Hash-based change detection further improves efficiency. Instead of performing expensive row-by-row comparisons, platforms generate hash signatures (e.g., MD5, CRC32) for each record or attribute group. If the hash matches the previous version, the row is identical and no SCD2 event is created. This hashing dramatically reduces unnecessary write volume, especially when ingesting snapshot-based CDC feeds where 90% or more of rows may not have materially changed.
4.1 Attribute-level SCD2 (Columnar SCD2)
Instead of storing a full row per change, some architectures track SCD2 at the attribute level, reducing cardinality.
Efficiencies gained:
Less duplication, fewer heavy rows, better compression.
4.2 Hybrid SCD2 + Delta Merge Optimisation
If using Delta Lake or Iceberg:
- Maintain small “delta change logs” separately
- Merge periodically into the main SCD2 table
- Compact merged partitions
This approach dramatically reduces write amplification.
4.3 Hash-based Change Detection
Most real-world platforms use deterministic hashing (MD5, SHA-256, xxHash) to detect meaningful changes without expensive row-by-row comparisons.
Techniques include:
- Row-level deterministic hashing
- Attribute-level hashing for fine-grained volatility detection
- Hash windows per business key to accelerate CDC workflows
While deterministic hashing covers the vast majority of real-world SCD2 workloads, approximate probabilistic pre-filters such as Bloom filters or HyperLogLog can be used to rapidly eliminate unchanged records before deeper comparison. These structures offer extremely fast membership checks and help reduce unnecessary processing in very high-volume CDC environments.
5. Operational Considerations
As SCD2 Bronze grows, operational discipline becomes just as important as architectural design. Continuous monitoring is essential: tracking daily row growth, change patterns, no-op rates, partition expansion, and attribute-level volatility provides early signals of exceptional events, such as upstream system misconfigurations or model regressions.
Cost control strategies reinforce the broader lifecycle model. Choosing the right compression formats, optimising partition size, and intelligently pruning queries all contribute to stable and predictable compute and storage expenditure. Because SCD2 often becomes one of the largest assets in the platform, even small efficiencies translate into significant cost savings over time.

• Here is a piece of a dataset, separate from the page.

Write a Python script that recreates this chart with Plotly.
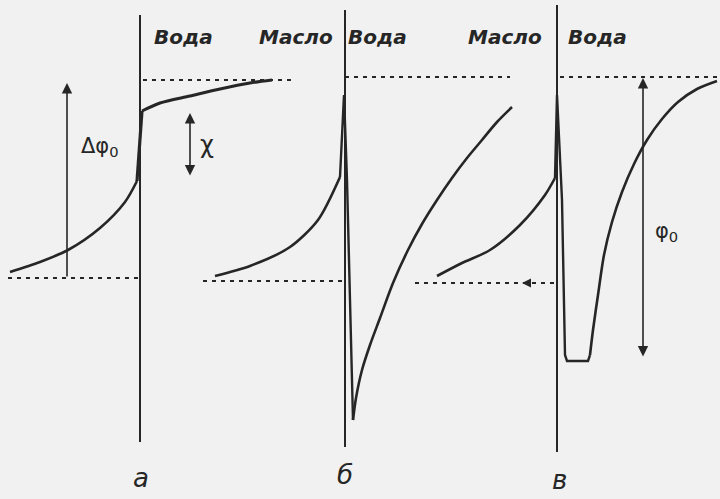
import plotly.graph_objects as go

# ---- data (figure coordinates: x to the right, y downward, 720 x 499 frame) ----
# panel а
A_LEFT_X = [10, 40, 68, 100, 125, 137]
A_LEFT_Y = [272, 262, 250, 228, 202, 181]
A_JUMP_X = [137, 142]
A_JUMP_Y = [181, 111]
A_RIGHT_X = [142, 160, 190, 220, 250, 272]
A_RIGHT_Y = [111, 103, 96, 89, 83, 80]

# panel б
B_LEFT_X = [215, 250, 290, 318, 340]
B_LEFT_Y = [276, 266, 247, 220, 177]
B_SPIKE_X = [340, 344, 347, 353]
B_SPIKE_Y = [177, 95, 180, 420]
B_RIGHT_X = [353, 356, 362, 370, 380, 393, 408, 422, 437, 452, 467, 482, 497, 512]
B_RIGHT_Y = [420, 398, 370, 345, 318, 283, 250, 224, 200, 178, 158, 140, 122, 107]

# panel в
C_LEFT_X = [437, 462, 490, 520, 545, 555]
C_LEFT_Y = [276, 263, 250, 225, 195, 178]
C_WELL_X = [555, 557, 562, 564, 565, 567, 588, 590]
C_WELL_Y = [178, 95, 200, 300, 355, 361, 361, 355]
C_RIGHT_X = [590, 593, 598, 604, 612, 622, 634, 647, 662, 678, 697, 717]
C_RIGHT_Y = [355, 330, 295, 255, 222, 192, 164, 140, 119, 102, 89, 81]

# interfaces (x, y_top, y_bottom)
INTERFACE_X = [140, 345, 557]
INTERFACE_TOP = [15, 10, 5]
INTERFACE_BOTTOM = [442, 447, 452]

# dashed reference levels (x0, x1, y)
DASH_X0 = [143, 8, 345, 203, 560, 415]
DASH_X1 = [295, 138, 510, 343, 720, 555]
DASH_Y = [80, 278, 77, 281, 77, 283]

# phase labels
PHASE_TEXT = ["Вода", "Масло", "Вода", "Масло", "Вода"]
PHASE_X = [183, 296, 377, 505, 597]
PHASE_Y = [37, 37, 37, 37, 37]

PANEL_TEXT = ["а", "б", "в"]
PANEL_X = [141, 345, 559]
PANEL_Y = [478, 475, 480]

INK = "#262626"
BG = "#f1f1f1"

fig = go.Figure()


def curve(xs, ys, width=2.6, shape="spline"):
    fig.add_trace(go.Scatter(x=xs, y=ys, mode="lines",
                             line=dict(color=INK, width=width, shape=shape, smoothing=0.8),
                             hoverinfo="skip", showlegend=False))


curve(A_LEFT_X, A_LEFT_Y)
curve(A_JUMP_X, A_JUMP_Y, 3.2, "linear")
curve(A_RIGHT_X, A_RIGHT_Y, 3.0)
curve(B_LEFT_X, B_LEFT_Y)
curve(B_SPIKE_X, B_SPIKE_Y, 2.4, "linear")
curve(B_RIGHT_X, B_RIGHT_Y)
curve(C_LEFT_X, C_LEFT_Y)
curve(C_WELL_X, C_WELL_Y, 2.4, "linear")
curve(C_RIGHT_X, C_RIGHT_Y)

for x, t, b in zip(INTERFACE_X, INTERFACE_TOP, INTERFACE_BOTTOM):
    fig.add_trace(go.Scatter(x=[x, x], y=[t, b], mode="lines",
                             line=dict(color=INK, width=2),
                             hoverinfo="skip", showlegend=False))

for x0, x1, y in zip(DASH_X0, DASH_X1, DASH_Y):
    fig.add_trace(go.Scatter(x=[x0, x1], y=[y, y], mode="lines",
                             line=dict(color=INK, width=1.8, dash="4px,5px"),
                             hoverinfo="skip", showlegend=False))

# arrows
def arrow(x, y_tail, y_head, both=False):
    fig.add_annotation(x=x, y=y_head, ax=x, ay=y_tail, xref="x", yref="y",
                       axref="x", ayref="y", text="", showarrow=True,
                       arrowhead=2, arrowsize=1.3, arrowwidth=1.6,
                       arrowcolor=INK, arrowside="end+start" if both else "end",
                       startarrowhead=2, startarrowsize=1.3)

arrow(67, 278, 83)                 # Δφ0
arrow(190, 177, 113, both=True)    # χ
arrow(643, 358, 78, both=True)     # φ0
fig.add_annotation(x=522, y=283, ax=532, ay=283, xref="x", yref="y", axref="x", ayref="y",
                   text="", showarrow=True, arrowhead=2, arrowsize=1.2, arrowwidth=1.5,
                   arrowcolor=INK)

for t, x, y in zip(PHASE_TEXT, PHASE_X, PHASE_Y):
    fig.add_annotation(x=x, y=y, text=t, showarrow=False, xref="x", yref="y",
                       font=dict(family="DejaVu Sans", size=20, color=INK,
                                 style="italic", weight="bold"))

for t, x, y in zip(PANEL_TEXT, PANEL_X, PANEL_Y):
    fig.add_annotation(x=x, y=y, text=t, showarrow=False, xref="x", yref="y",
                       font=dict(family="DejaVu Sans", size=26, color=INK, style="italic"))

fig.add_annotation(x=100, y=147, text="Δφ<sub>0</sub>", showarrow=False, xref="x", yref="y",
                   font=dict(family="DejaVu Sans", size=21, color=INK))
fig.add_annotation(x=207, y=145, text="χ", showarrow=False, xref="x", yref="y",
                   font=dict(family="DejaVu Sans", size=24, color=INK))
fig.add_annotation(x=666, y=232, text="φ<sub>0</sub>", showarrow=False, xref="x", yref="y",
                   font=dict(family="DejaVu Sans", size=21, color=INK))

fig.update_layout(
    width=720, height=499,
    margin=dict(l=0, r=0, t=0, b=0),
    paper_bgcolor=BG, plot_bgcolor=BG,
    xaxis=dict(range=[0, 720], visible=False, fixedrange=True),
    yaxis=dict(range=[499, 0], visible=False, fixedrange=True),
    showlegend=False,
)

fig.write_html("out.html", config={"displayModeBar": False},
               post_script="document.body.style.margin='0px';"
                           "document.body.style.background='" + BG + "';")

Governance underpins everything. Clear documentation of SCD2 logic, retention rules, rebuild processes, and domain ownership ensures that the Bronze layer remains intentional rather than chaotic. In regulated environments, this governance is more than an operational necessity; it is a regulatory obligation. Structured, transparent SCD2 management provides auditability, data lineage clarity, and defensibility during FCA/PRA reviews.
5.1 Monitoring
Track:
- Rows per day
- No-op updates
- Effective partition growth
- SCD2 row explosion events
- Column-level volatility
5.2 Cost Controls
Use:
- Storage tiering
- Compressors (ZSTD, Snappy, GZIP, depending on platform)
- Smart partition pruning
5.3 Governance
Document:
- SCD2 logic
- Source domains
- Acceptance criteria
- Rebuild processes
- Retention policies
This ensures the Bronze layer stays intentional rather than chaotic.
6. Conclusion
A rapidly expanding SCD2 Bronze layer is not a failure of architecture; it’s a natural consequence of doing SCD2 well in a regulated financial environment.
With the right engineering discipline, suppression, partitioning, tiering, lifecycle optimisation, and governance, the SCD2 Bronze layer remains scalable, auditable, and cost-efficient. It becomes a reliable foundation for analytics, AI, and Data Mesh in regulated environments.
The future of Financial Services data engineering involves treating the Bronze layer as a living system, one that must be maintained with as much care as it is designed.